# Ministerial Intervention



## red55199 (Jan 25, 2014)

Hi every one,

Does any one know about Ministerial Intervention on visa refusal from MRT due to not satisfying the health requirements. My best friend Visa was refused because of his HIV status. His migration agent is planning make a submission to Minister in intervene on his case under section 351.

whats is the success rate of 351 section any advises and suggestions are appreciated.

Thanks.


----------



## ProblemChild (Mar 12, 2013)

*Official Statistics*



red55199 said:


> Hi every one,
> 
> Does any one know about Ministerial Intervention on visa refusal from MRT due to not satisfying the health requirements. My best friend Visa was refused because of his HIV status. His migration agent is planning make a submission to Minister in intervene on his case under section 351.
> 
> ...


Hi red55 199

The success rate of Ministeial intervention differs depending upon the Minister at the time. I think we have not had enough experience with the current Minister so we have to wait and see.

As for the past statistics, there is the Department official statistics published on the web.
<http://www.immi.gov.au/media/publications/statistics/ministerial-intervention/>

It is surprisingly high rate of success in the statistics differing from my understanding of the success rate (somewhere between 2 and 8 %). I cannot stop suspecting that the Department only counted the requests actually presented to the Minister while in fact, the Department rejected most requests without passing on to the Minister.

I hope some experienced migration agnet will follow up.

PC

PS - I once got a visa under s 351 after the Commonwealth Ombudsman had persuaded the Department to recomend the Minister to intervene.


----------



## red55199 (Jan 25, 2014)

Hi PC,
Thanks for the information. The only good thing for my friend is he got 457 but he still want make submission to Minister Intervention. He is sure that he will get PR by applying Visa 186 after years because 186 visa have health waiver. But 2 years is long time and he is highly skilled and contributing taxes and he will never become a Bordon from AUS community because he can take of himself and he got our support as well.

Do you think Immigration dept will recommend this issue to Minister, what if dept refuse the request to Minister Intervention, how he knows that about our request? does support letters from local Federal MP is worth full?
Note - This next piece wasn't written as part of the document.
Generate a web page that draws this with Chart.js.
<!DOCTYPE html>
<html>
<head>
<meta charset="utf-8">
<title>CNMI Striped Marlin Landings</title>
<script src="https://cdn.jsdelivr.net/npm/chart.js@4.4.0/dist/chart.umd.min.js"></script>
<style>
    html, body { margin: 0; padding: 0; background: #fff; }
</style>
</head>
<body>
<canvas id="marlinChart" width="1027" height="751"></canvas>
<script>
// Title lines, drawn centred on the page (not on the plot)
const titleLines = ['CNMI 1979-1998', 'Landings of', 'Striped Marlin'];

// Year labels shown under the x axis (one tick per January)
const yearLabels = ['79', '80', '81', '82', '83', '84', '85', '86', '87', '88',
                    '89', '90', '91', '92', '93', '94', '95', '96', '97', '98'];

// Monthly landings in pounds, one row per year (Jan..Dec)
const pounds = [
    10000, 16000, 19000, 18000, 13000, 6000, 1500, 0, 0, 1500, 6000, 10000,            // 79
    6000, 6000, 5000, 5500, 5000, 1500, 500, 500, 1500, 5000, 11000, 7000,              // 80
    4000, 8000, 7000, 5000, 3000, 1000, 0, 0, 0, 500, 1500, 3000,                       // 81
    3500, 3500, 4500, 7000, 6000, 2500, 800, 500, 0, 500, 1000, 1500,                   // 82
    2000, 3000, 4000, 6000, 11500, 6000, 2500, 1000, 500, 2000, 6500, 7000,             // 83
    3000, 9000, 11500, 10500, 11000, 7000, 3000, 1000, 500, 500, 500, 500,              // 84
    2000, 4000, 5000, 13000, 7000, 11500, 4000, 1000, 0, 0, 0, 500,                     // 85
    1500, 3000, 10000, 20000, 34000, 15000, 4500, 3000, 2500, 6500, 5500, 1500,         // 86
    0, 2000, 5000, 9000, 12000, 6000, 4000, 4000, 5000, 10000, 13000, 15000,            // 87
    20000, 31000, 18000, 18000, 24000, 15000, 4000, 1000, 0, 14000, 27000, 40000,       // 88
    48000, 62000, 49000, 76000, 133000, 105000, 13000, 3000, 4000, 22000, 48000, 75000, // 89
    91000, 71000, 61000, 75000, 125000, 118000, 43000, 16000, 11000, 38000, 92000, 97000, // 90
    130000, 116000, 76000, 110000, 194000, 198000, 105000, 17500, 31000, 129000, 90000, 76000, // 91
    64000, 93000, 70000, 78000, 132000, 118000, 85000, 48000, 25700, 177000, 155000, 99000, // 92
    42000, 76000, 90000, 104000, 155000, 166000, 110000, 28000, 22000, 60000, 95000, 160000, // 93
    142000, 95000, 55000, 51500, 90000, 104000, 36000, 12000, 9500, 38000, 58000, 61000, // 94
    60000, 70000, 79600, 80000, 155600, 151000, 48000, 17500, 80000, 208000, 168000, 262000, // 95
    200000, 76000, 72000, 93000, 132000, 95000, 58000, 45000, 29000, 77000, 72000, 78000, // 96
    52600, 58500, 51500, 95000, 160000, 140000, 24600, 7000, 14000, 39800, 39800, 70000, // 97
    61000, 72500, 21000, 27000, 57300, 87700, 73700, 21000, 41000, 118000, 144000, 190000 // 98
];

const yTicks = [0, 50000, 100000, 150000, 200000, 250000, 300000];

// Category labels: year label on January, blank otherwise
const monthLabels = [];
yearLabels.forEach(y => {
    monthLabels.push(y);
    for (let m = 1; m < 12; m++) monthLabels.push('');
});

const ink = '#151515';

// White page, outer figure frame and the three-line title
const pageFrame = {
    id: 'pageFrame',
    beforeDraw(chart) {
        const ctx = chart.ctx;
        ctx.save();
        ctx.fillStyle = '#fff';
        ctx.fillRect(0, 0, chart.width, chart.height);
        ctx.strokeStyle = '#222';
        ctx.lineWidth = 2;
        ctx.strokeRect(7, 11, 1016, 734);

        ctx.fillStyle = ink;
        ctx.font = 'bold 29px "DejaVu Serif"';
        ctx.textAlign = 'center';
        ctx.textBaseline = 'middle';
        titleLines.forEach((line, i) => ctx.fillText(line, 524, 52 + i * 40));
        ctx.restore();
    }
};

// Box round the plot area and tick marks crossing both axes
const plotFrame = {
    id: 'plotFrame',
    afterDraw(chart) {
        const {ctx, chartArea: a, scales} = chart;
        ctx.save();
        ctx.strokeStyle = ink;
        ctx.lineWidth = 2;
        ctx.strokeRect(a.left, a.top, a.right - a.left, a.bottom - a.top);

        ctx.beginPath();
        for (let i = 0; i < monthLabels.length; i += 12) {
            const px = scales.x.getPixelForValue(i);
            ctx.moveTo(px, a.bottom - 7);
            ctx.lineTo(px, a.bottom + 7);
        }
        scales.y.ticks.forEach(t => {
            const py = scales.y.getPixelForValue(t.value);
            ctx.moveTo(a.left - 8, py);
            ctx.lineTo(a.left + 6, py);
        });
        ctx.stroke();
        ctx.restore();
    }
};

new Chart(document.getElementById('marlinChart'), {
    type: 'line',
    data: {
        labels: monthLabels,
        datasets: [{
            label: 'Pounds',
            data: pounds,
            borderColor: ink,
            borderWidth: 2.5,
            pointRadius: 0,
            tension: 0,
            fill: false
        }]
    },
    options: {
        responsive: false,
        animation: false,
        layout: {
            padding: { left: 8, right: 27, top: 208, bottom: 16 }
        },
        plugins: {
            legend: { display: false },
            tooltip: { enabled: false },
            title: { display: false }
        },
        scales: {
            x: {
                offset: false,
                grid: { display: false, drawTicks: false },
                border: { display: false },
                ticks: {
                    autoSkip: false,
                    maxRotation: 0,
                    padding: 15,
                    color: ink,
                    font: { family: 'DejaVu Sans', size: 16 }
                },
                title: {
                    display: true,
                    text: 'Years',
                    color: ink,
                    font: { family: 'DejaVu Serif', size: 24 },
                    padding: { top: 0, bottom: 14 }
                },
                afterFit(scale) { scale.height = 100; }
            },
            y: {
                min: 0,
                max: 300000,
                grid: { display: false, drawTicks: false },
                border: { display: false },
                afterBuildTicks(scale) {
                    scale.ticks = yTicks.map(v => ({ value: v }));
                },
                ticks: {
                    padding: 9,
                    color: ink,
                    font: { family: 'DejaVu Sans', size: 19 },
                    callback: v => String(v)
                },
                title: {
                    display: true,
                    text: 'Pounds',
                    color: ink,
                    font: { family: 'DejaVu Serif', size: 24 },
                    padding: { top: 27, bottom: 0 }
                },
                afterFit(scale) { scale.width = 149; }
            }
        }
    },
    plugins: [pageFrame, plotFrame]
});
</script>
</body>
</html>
Have you seen these kind case were successful on past, does minister really interested on our submission on ground of skills?

Thanks


----------



## ProblemChild (Mar 12, 2013)

red55199 said:


> Hi PC,
> Thanks for the information. The only good thing for my friend is he got 457 but he still want make submission to Minister Intervention. He is sure that he will get PR by applying Visa 186 after years because 186 visa have health waiver. But 2 years is long time and he is highly skilled and contributing taxes and he will never become a Bordon from AUS community because he can take of himself and he got our support as well.
> 
> Do you think Immigration dept will recommend this issue to Minister, what if dept refuse the request to Minister Intervention, how he knows that about our request? does support letters from local Federal MP is worth full?
> ...


Hi red

It is standard to attach supporting letters from other Ministers and/or a local MP, the employer, colleagues and community people (church, volunteer organisations etc) as well as ATO's tax assessment letters and certified copies of your qualifications etc. My own experience is that those are simply ignored.

The problem your friend faces is a matter of sentiment. The Department does not want to admit its mistake so that it will most likely to make exactly the same submissions and recommendation to the Minister as it made to the Tribunal, namely the reason of the initial refusal.
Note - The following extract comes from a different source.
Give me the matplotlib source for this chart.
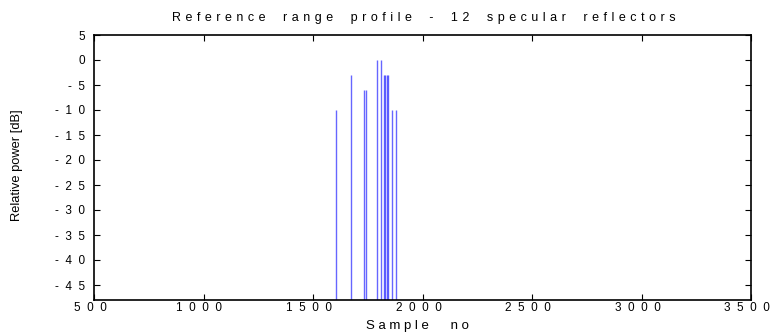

What we do not know is whether or not the current Minister (I heard that the Assistant Minister is the one who is dealing with Ministerial intervention though) actually look at the case. In the past, some Minister did and some simply followed whatever told by the Department.

Given that the current Government got in very recently, I suspect that no migration agent has sufficient experience to forshadow the precise action of the (Assistant) Minister. But we never know. Someone may reply to you.


----------



## red55199 (Jan 25, 2014)

Hi PC,
Thanks for the infomation


----------



## Needhelp (Jan 30, 2014)

*Partner visa (mrt) refusal*

Hi I got married in 2010 , my wife is aus citizen while I am from india .. I applied for partner sponsor 
Visa .. I was asked to provide the documents which where submitted by my lawyer at time 
But my case officer did a blunder and rejected my file by saying she didn't get the document s on time but my agent gave the proof that documents being received by dept on time and it's her fault that she couldn't locate them !! Which later on she aggreed and she apologise and said she would take rejection back but next day she replied the law doesn't allow to take the rejection back so I have to lodge a mrt which I did ...and while I wa waiting for mrt decision I had no work rights so eventually my relation went worst cause I was not able to support my wife financially .. We separated without divorce and when mrt wanted to see us both .. We were not there because of the fights a nd stress we were not even talking to each other .. And finally mrt rejected my file !! I am still married to her it's been 4 years .. Can someone tell me where is the ray of hope for me ? Can I do something ...


----------



## Maggie-May24 (Jul 24, 2011)

What is the status of your relationship now? If you are still separated, I don't see much hope for you to successfully be granted a partner visa. If you are back together and your relationship is healthy, I'd suggest you speak with a migration agent to see if there are any options.


----------



## Needhelp (Jan 30, 2014)

No we r not together ... I know I won't get positive answer for my appeal .. But I wanted to know that even it was my case officer s fault in the begining which made me go through mrt .. There is nothing which should go in my favour


----------



## red55199 (Jan 25, 2014)

Hi,
I'm soo surprised how come u lost your work rights while u r with MRT.
I was with MRT before and I got my work rights.
One more this is , r you doing a submission to Minster Intervention 
Thanks


----------



## Maggie-May24 (Jul 24, 2011)

Needhelp said:


> No we r not together ... I know I won't get positive answer for my appeal .. But I wanted to know that even it was my case officer s fault in the begining which made me go through mrt .. There is nothing which should go in my favour


I don't think ministerial intervention would serve any purpose if all you want to prove is that your case officer made an error. Unfortunately, I think if you want to immigrate to Australia, you're going to need to find another route.


----------



## Needhelp (Jan 30, 2014)

Well I am already in aus ... And now about to go for minister intervention .. Will I get work rights while I wait for decision ?


----------



## ash_bas2002 (Jul 1, 2014)

hi, 

I have a visa matter that wanted to share it with you, any idea please get back to me. 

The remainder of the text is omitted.